Pour toutes ces raisons, dans un premier temps, la « règle fondamentale » peut ainsi sidérer ! Mais elle signifie à l’analysant que ses questions et les réponses à ses questions évolueront surtout suite à la trame de sa propre pensée.

Je suis toujours très impressionnée de voir comment, déjà dans un tout premier temps d’une analyse, la personne, en essayant tout simplement de suivre au mieux cette règle utopique, fait des découvertes insoupçonnées puisque cette association libre favorise la levée du refoulement. Je pense à cet homme qui porte en lui l’image d’une mère dominée par son mari, n’ayant pas la force de s’opposer au style autoritaire dont celui-ci éduque les enfants ; au début, il évoque surtout une mère effacée, extenuée, une vraie « victime » du père. En séance, associant sur le miaulement d’un chat qui nous parvient de loin, il se souvient d’avoir vu sa mère, dans le jardin de la maison de son enfance, jeter une grande bûche sur deux chats copulant. Ce souvenir retrouvé, grâce à l’association libre, témoigne d’une capacité propre de sa mère à la violence et ouvre à l’analysant la voie vers un important réaménagement de sa vision de la relation de ses parents, vision qui l’avait inhibé dans sa relation aux femmes qu’il avait toujours vues comme « victimes » potentielles de lui-même.

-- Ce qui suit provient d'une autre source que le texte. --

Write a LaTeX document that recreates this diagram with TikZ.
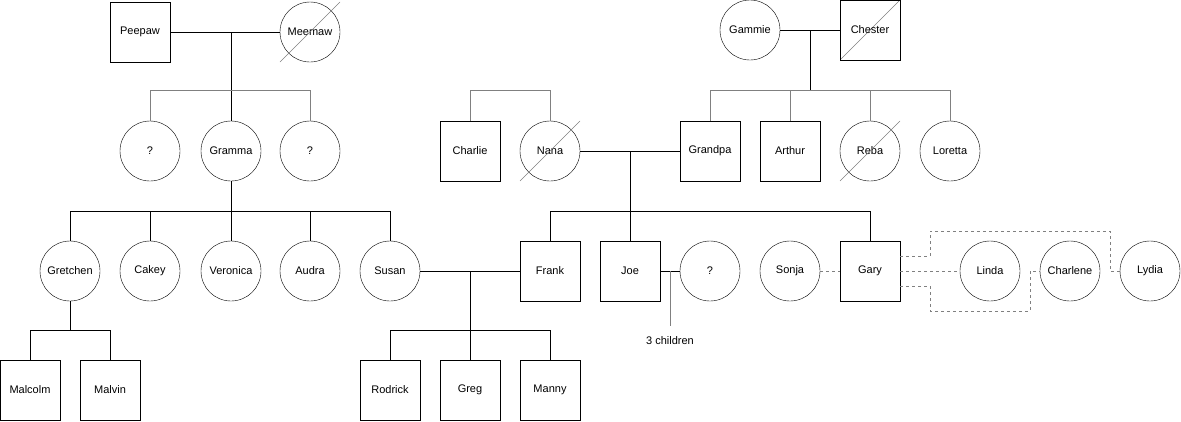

L’association libre permet de comprendre les liens inconscients qui se sont tissés au cours d’une vie entre les mots, les affects, les représentations, les fantasmes d’une personne. Décortiquer, comprendre et dénouer ces liens est la tâche à accomplir en commun entre analyste et analysant. L’invitation à l’association libre est aussi l’élément qui distingue le plus clairement la psychanalyse et la psychothérapie : la position sur le divan, à l’abri du regard de l’analyste, empêche l’analysant de guetter les réactions de ce dernier et favorise ainsi sa liberté associative qui, au juste, est une liberté de pensée tout court.